L’ampleur des fonds européens que la Roumanie peut percevoir jusqu’en 2027 est considérable, atteignant 80 Mds EUR, soit 33 % du PIB. Au titre du PNRR, la Roumanie bénéficie d’une dotation de 29,2 Mds EUR (soit 13% du PIB), dont 14,2 Md€ de subventions. En septembre, la Commission européenne a rendu un avis favorable pour le versement de la première tranche du plan, d’un montant de 2,6 Mds EUR, alors que le pays a déjà pu bénéficier d’un préfinancement de 3,7 Mds EUR.

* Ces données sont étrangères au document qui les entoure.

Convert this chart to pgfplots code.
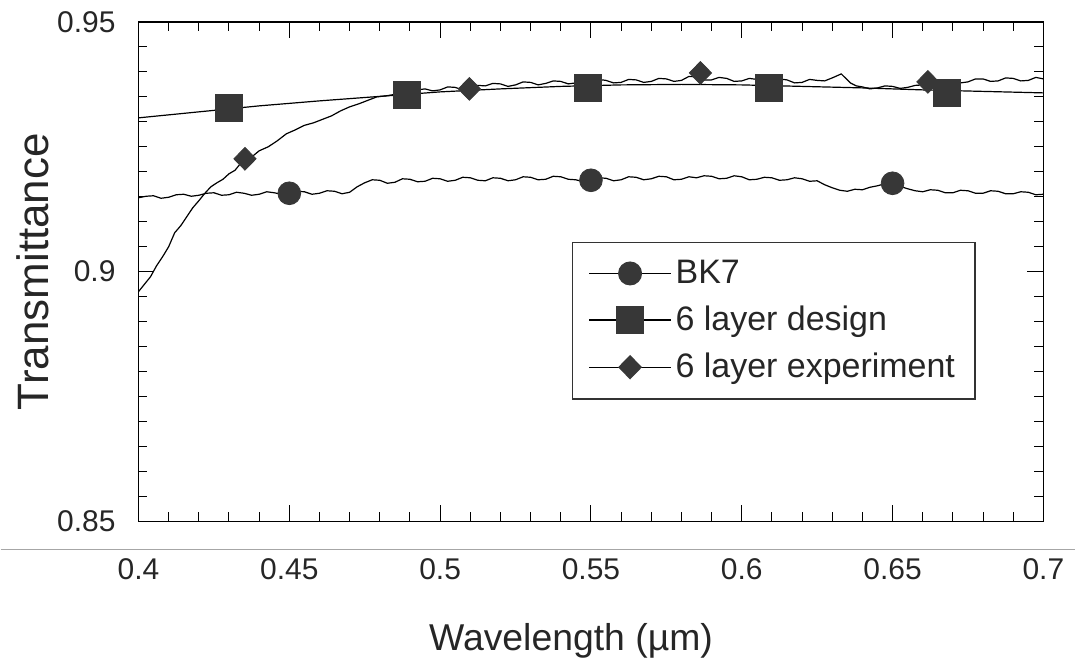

Le pays accumule les retards pour l’application et le décaissement du PNRR. Alors que la deuxième demande de décaissement est en cours d’examen par la Commission, le gouvernement peine à conduire les projets et réformes compris dans le plan de relance. Les travaux d’infrastructures accumulent les retards, alors que le PSD, qui doit prendre la tête de la coalition gouvernementale en mai, s’oppose à la réforme des retraites et souhaite négocier des exceptions dans le cadre de la réforme sur la gouvernance des entreprises publiques. Par ailleurs, les échéances électorales de 2024 pourraient limiter le volontarisme du gouvernement à conduire rapidement ces réformes, structurellement nécessaires mais socialement sensibles.